■ Written problem ■
Retype the opening lines of the data exactly, stopping after the line that contains "from matplotlib.transforms import". Skip every picture.

■ Source excerpt ■
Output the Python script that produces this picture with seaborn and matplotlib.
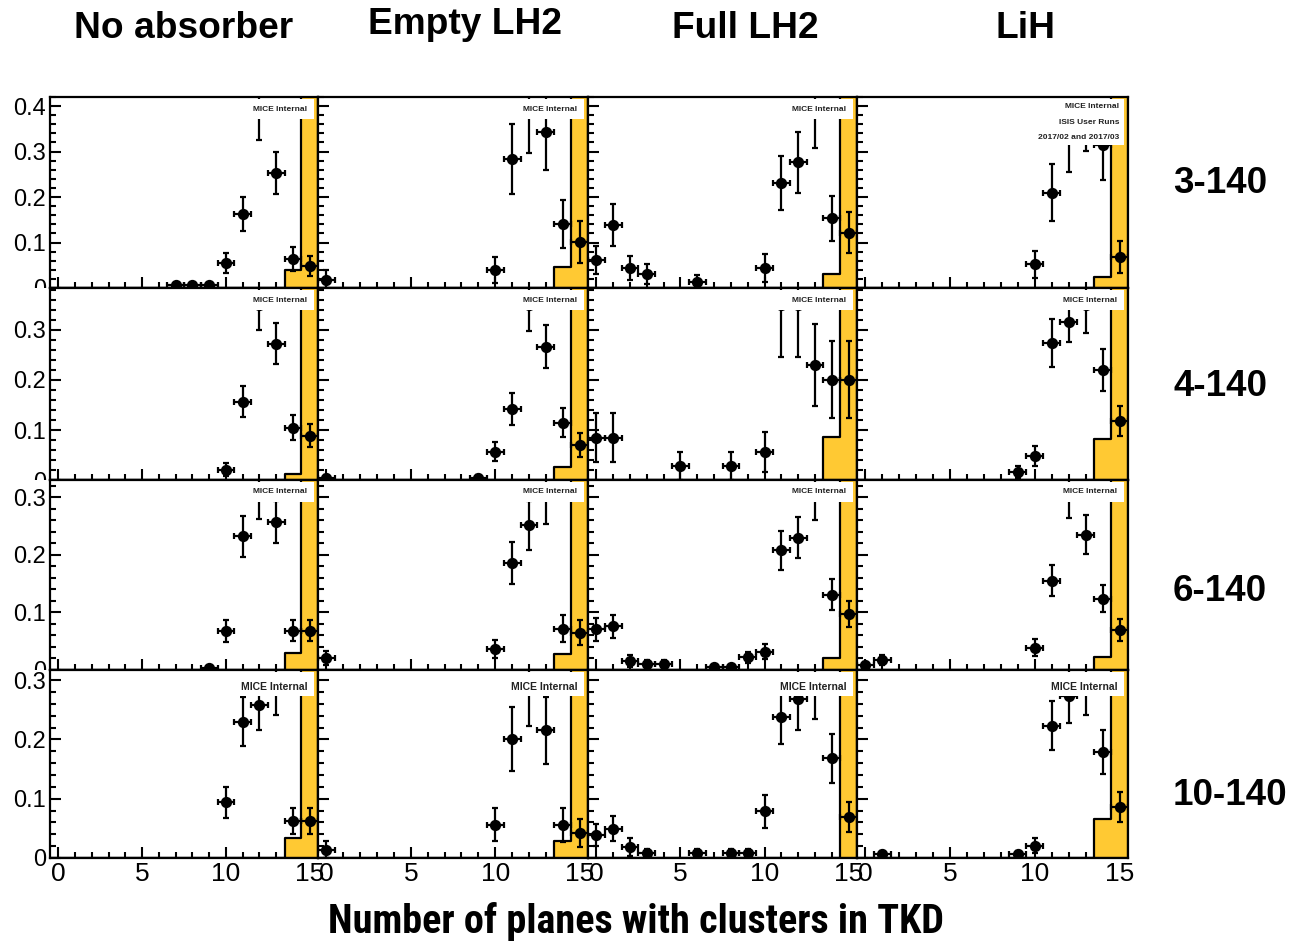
import numpy as np
import pandas as pd
import matplotlib
matplotlib.use("Agg")
import matplotlib.pyplot as plt
import seaborn as sns
from matplotlib.patches import Rectangle
from matplotlib.ticker import MultipleLocator, FuncFormatter
from matplotlib.transforms import Bbox, TransformedBbox

# ---------------------------------------------------------------- data
absorbers = ["No absorber", "Empty LH2", "Full LH2", "LiH"]
momentum_cuts = ["3-140", "4-140", "6-140", "10-140"]
x_label = "Number of planes with clusters in TKD"
x_ticks = [0, 5, 10, 15]

# fraction of events per number of planes (data points with errors)
# and reference histogram contents for the 14- and 15-plane bins
x_none_3 = [7, 8, 9, 10, 11, 12, 13, 14, 15]
y_none_3 = [0.007, 0.007, 0.007, 0.056, 0.163, 0.40, 0.253, 0.064, 0.048]
e_none_3 = [0.004, 0.004, 0.004, 0.022, 0.038, 0.074, 0.047, 0.026, 0.022]
h_none_3 = [0.039, 0.961]

x_empty_3 = [0, 10, 11, 12, 13, 14, 15]
y_empty_3 = [0.0185, 0.039, 0.284, 0.39, 0.344, 0.141, 0.101]
e_empty_3 = [0.020, 0.029, 0.077, 0.094, 0.085, 0.053, 0.046]
h_empty_3 = [0.047, 0.953]

x_full_3 = [0, 1, 2, 3, 6, 10, 11, 12, 13, 14, 15]
y_full_3 = [0.061, 0.139, 0.044, 0.030, 0.013, 0.044, 0.231, 0.276, 0.39, 0.153, 0.122]
e_full_3 = [0.031, 0.046, 0.027, 0.022, 0.015, 0.030, 0.060, 0.067, 0.083, 0.050, 0.045]
h_full_3 = [0.030, 0.970]

x_lih_3 = [10, 11, 12, 13, 14, 15]
y_lih_3 = [0.052, 0.210, 0.330, 0.350, 0.315, 0.069]
e_lih_3 = [0.030, 0.062, 0.074, 0.049, 0.078, 0.035]
h_lih_3 = [0.024, 0.976]

x_none_4 = [10, 11, 12, 13, 14, 15]
y_none_4 = [0.021, 0.157, 0.35, 0.273, 0.105, 0.089]
e_none_4 = [0.013, 0.031, 0.049, 0.041, 0.025, 0.023]
h_none_4 = [0.012, 0.988]

x_empty_4 = [0, 9, 10, 11, 12, 13, 14, 15]
y_empty_4 = [0.005, 0.005, 0.057, 0.143, 0.35, 0.267, 0.115, 0.071]
e_empty_4 = [0.005, 0.005, 0.019, 0.032, 0.052, 0.043, 0.029, 0.024]
h_empty_4 = [0.027, 0.973]

x_full_4 = [0, 1, 5, 8, 10, 11, 12, 13, 14, 15]
y_full_4 = [0.085, 0.085, 0.028, 0.028, 0.057, 0.35, 0.35, 0.231, 0.201, 0.201]
e_full_4 = [0.049, 0.049, 0.028, 0.028, 0.040, 0.103, 0.103, 0.082, 0.077, 0.077]
h_full_4 = [0.087, 0.913]

x_lih_4 = [9, 10, 11, 12, 13, 14, 15]
y_lih_4 = [0.017, 0.048, 0.275, 0.317, 0.35, 0.221, 0.118]
e_lih_4 = [0.012, 0.020, 0.048, 0.040, 0.055, 0.042, 0.030]
h_lih_4 = [0.082, 0.918]

x_none_6 = [9, 10, 11, 12, 13, 14, 15]
y_none_6 = [0.004, 0.068, 0.232, 0.305, 0.257, 0.068, 0.068]
e_none_6 = [0.003, 0.019, 0.035, 0.042, 0.037, 0.018, 0.018]
h_none_6 = [0.029, 0.971]

x_empty_6 = [0, 10, 11, 12, 13, 14, 15]
y_empty_6 = [0.021, 0.036, 0.186, 0.251, 0.305, 0.072, 0.065]
e_empty_6 = [0.012, 0.016, 0.036, 0.042, 0.051, 0.023, 0.021]
h_empty_6 = [0.028, 0.972]

x_full_6 = [0, 1, 2, 3, 4, 7, 8, 9, 10, 11, 12, 13, 14, 15]
y_full_6 = [0.071, 0.076, 0.016, 0.010, 0.010, 0.005, 0.005, 0.022, 0.032,
            0.208, 0.230, 0.305, 0.131, 0.097]
e_full_6 = [0.020, 0.020, 0.010, 0.008, 0.008, 0.004, 0.004, 0.010, 0.013,
            0.034, 0.036, 0.045, 0.027, 0.023]
h_full_6 = [0.020, 0.980]

x_lih_6 = [0, 1, 10, 11, 12, 13, 14, 15]
y_lih_6 = [0.009, 0.017, 0.039, 0.155, 0.305, 0.235, 0.124, 0.070]
e_lih_6 = [0.005, 0.009, 0.014, 0.027, 0.041, 0.034, 0.024, 0.019]
h_lih_6 = [0.022, 0.978]

x_none_10 = [10, 11, 12, 13, 14, 15]
y_none_10 = [0.094, 0.230, 0.258, 0.285, 0.063, 0.063]
e_none_10 = [0.026, 0.041, 0.042, 0.044, 0.022, 0.022]
h_none_10 = [0.033, 0.967]

x_empty_10 = [0, 10, 11, 12, 13, 14, 15]
y_empty_10 = [0.014, 0.056, 0.201, 0.285, 0.215, 0.056, 0.042]
e_empty_10 = [0.014, 0.028, 0.054, 0.062, 0.056, 0.029, 0.024]
h_empty_10 = [0.029, 0.971]

x_full_10 = [0, 1, 2, 3, 6, 8, 9, 10, 11, 12, 13, 14, 15]
y_full_10 = [0.039, 0.049, 0.019, 0.008, 0.008, 0.008, 0.008, 0.079, 0.237,
             0.268, 0.285, 0.168, 0.069]
e_full_10 = [0.019, 0.021, 0.015, 0.008, 0.008, 0.008, 0.008, 0.028, 0.045,
             0.052, 0.051, 0.041, 0.026]
h_full_10 = [0.0, 1.0]

x_lih_10 = [1, 9, 10, 11, 12, 13, 14, 15]
y_lih_10 = [0.007, 0.007, 0.021, 0.223, 0.273, 0.285, 0.179, 0.086]
e_lih_10 = [0.005, 0.005, 0.013, 0.041, 0.045, 0.044, 0.037, 0.025]
h_lih_10 = [0.066, 0.934]

hist_bins = [14, 15]
y_max = [0.42, 0.384, 0.33, 0.317]

panels = [
    [(x_none_3, y_none_3, e_none_3, h_none_3), (x_empty_3, y_empty_3, e_empty_3, h_empty_3),
     (x_full_3, y_full_3, e_full_3, h_full_3), (x_lih_3, y_lih_3, e_lih_3, h_lih_3)],
    [(x_none_4, y_none_4, e_none_4, h_none_4), (x_empty_4, y_empty_4, e_empty_4, h_empty_4),
     (x_full_4, y_full_4, e_full_4, h_full_4), (x_lih_4, y_lih_4, e_lih_4, h_lih_4)],
    [(x_none_6, y_none_6, e_none_6, h_none_6), (x_empty_6, y_empty_6, e_empty_6, h_empty_6),
     (x_full_6, y_full_6, e_full_6, h_full_6), (x_lih_6, y_lih_6, e_lih_6, h_lih_6)],
    [(x_none_10, y_none_10, e_none_10, h_none_10), (x_empty_10, y_empty_10, e_empty_10, h_empty_10),
     (x_full_10, y_full_10, e_full_10, h_full_10), (x_lih_10, y_lih_10, e_lih_10, h_lih_10)],
]

# ---------------------------------------------------------------- style
sns.set_style("ticks")
WIDE = ["Liberation Sans", "DejaVu Sans"]
COND = ["Roboto Condensed", "Liberation Sans", "DejaVu Sans"]
plt.rcParams["font.family"] = WIDE
for key in ["text.color", "axes.labelcolor", "xtick.color", "ytick.color",
            "xtick.labelcolor", "ytick.labelcolor", "axes.edgecolor"]:
    plt.rcParams[key] = "black"
YELLOW = "#FFC933"
LW = 1.6

W, H = 1293, 941
fig = plt.figure(figsize=(W / 100, H / 100), dpi=100)
col_edges = [50, 318, 588, 857, 1128]
row_edges = [97, 288, 480, 670, 858]
bin_edges = (np.arange(17) - 0.5).tolist()

fmt = FuncFormatter(lambda v, p: "0" if abs(v) < 1e-9 else f"{v:.1f}")
axes = {}

for r in range(4):
    for c in range(4):
        xs, ys, es, hs = panels[r][c]
        left = col_edges[c] / W
        width = (col_edges[c + 1] - col_edges[c]) / W
        bottom = 1 - row_edges[r + 1] / H
        height = (row_edges[r + 1] - row_edges[r]) / H
        ax = fig.add_axes([left, bottom, width, height])
        axes[(r, c)] = ax

        # reference distribution (filled step histogram)
        ref = pd.DataFrame({"planes": hist_bins, "fraction": hs})
        sns.histplot(data=ref, x="planes", weights="fraction", bins=bin_edges,
                     element="step", fill=True, color=YELLOW, alpha=1,
                     edgecolor="black", linewidth=LW, ax=ax, zorder=1)

        # measured fractions with errors
        pts = pd.DataFrame({"planes": xs, "fraction": ys, "err": es})
        ax.errorbar(pts["planes"], pts["fraction"], yerr=pts["err"], xerr=0.5,
                    fmt="none", ecolor="black", elinewidth=LW, capsize=2.2,
                    capthick=LW, zorder=3)
        sns.scatterplot(data=pts, x="planes", y="fraction", color="black",
                        s=66, linewidth=0, ax=ax, zorder=4)

        ax.set_xlim(-0.5, 15.5)
        ax.set_ylim(0, y_max[r])
        ax.set_xlabel("")
        ax.set_ylabel("")
        ax.xaxis.set_major_locator(MultipleLocator(5))
        ax.xaxis.set_minor_locator(MultipleLocator(1))
        ax.yaxis.set_major_locator(MultipleLocator(0.1))
        ax.yaxis.set_minor_locator(MultipleLocator(0.02))
        ax.yaxis.set_major_formatter(fmt)
        ax.tick_params(which="both", direction="in", width=1.5, color="black",
                       top=False, right=False)
        ax.tick_params(which="major", length=8)
        ax.tick_params(which="minor", length=4)
        ax.tick_params(axis="y", labelsize=17, pad=3,
                       labelleft=(c == 0))
        ax.tick_params(axis="x", labelsize=19, pad=3,
                       labelbottom=(r == 3))
        for sp in ax.spines.values():
            sp.set_visible(True)
            sp.set_linewidth(LW)
            sp.set_color("black")

        # collaboration label box
        if r == 0 and c == 3:
            ax.add_patch(Rectangle((0.66, 0.75), 0.325, 0.24, transform=ax.transAxes,
                                   facecolor="white", edgecolor="none", zorder=5))
            for txt, yy in [("MICE Internal", 0.948), ("ISIS User Runs", 0.866),
                            ("2017/02 and 2017/03", 0.79)]:
                ax.text(0.967, yy, txt, ha="right", va="center", fontsize=6,
                        fontweight="bold", transform=ax.transAxes,
                        zorder=6, color="#222222")
        elif r == 3:
            ax.add_patch(Rectangle((0.69, 0.86), 0.295, 0.13, transform=ax.transAxes,
                                   facecolor="white", edgecolor="none", zorder=5))
            ax.text(0.962, 0.91, "MICE Internal", ha="right", va="center",
                    fontsize=7.5, fontweight="bold",
                    transform=ax.transAxes, zorder=6, color="#222222")
        else:
            ax.add_patch(Rectangle((0.665, 0.885), 0.32, 0.105, transform=ax.transAxes,
                                   facecolor="white", edgecolor="none", zorder=5))
            ax.text(0.959, 0.937, "MICE Internal", ha="right", va="center",
                    fontsize=6, fontweight="bold",
                    transform=ax.transAxes, zorder=6, color="#222222")

# column and row headings
title_pos = [(184, 38), (465, 34), (745, 38), (1026, 38)]
for name, (tx, ty) in zip(absorbers, title_pos):
    fig.text(tx / W, 1 - ty / H, name, ha="center", va="baseline",
             fontsize=26.7, fontweight="bold")
row_pos = [193, 396, 601, 805]
for name, ty in zip(momentum_cuts, row_pos):
    fig.text(1173 / W, 1 - ty / H, name, ha="left", va="baseline",
             fontsize=26.5, fontweight="bold")
fig.text(636 / W, 1 - 933 / H, x_label, ha="center", va="baseline",
         fontsize=29, fontweight="bold", family=COND)

# tick labels of the upper rows are hidden where the next row begins
fig.canvas.draw()
for r in range(3):
    ax = axes[(r, 0)]
    clip = TransformedBbox(Bbox([[0, 1 - row_edges[r + 1] / H], [1, 1]]),
                           fig.transFigure)
    for lab in ax.get_yticklabels():
        lab.set_clip_box(clip)
        lab.set_clip_on(True)

fig.savefig("out.png", dpi=100)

■ Problem solution ■
Output the Python script that produces this picture with seaborn and matplotlib.
import numpy as np
import pandas as pd
import matplotlib
matplotlib.use("Agg")
import matplotlib.pyplot as plt
import seaborn as sns
from matplotlib.patches import Rectangle
from matplotlib.ticker import MultipleLocator, FuncFormatter
from matplotlib.transforms import Bbox, TransformedBbox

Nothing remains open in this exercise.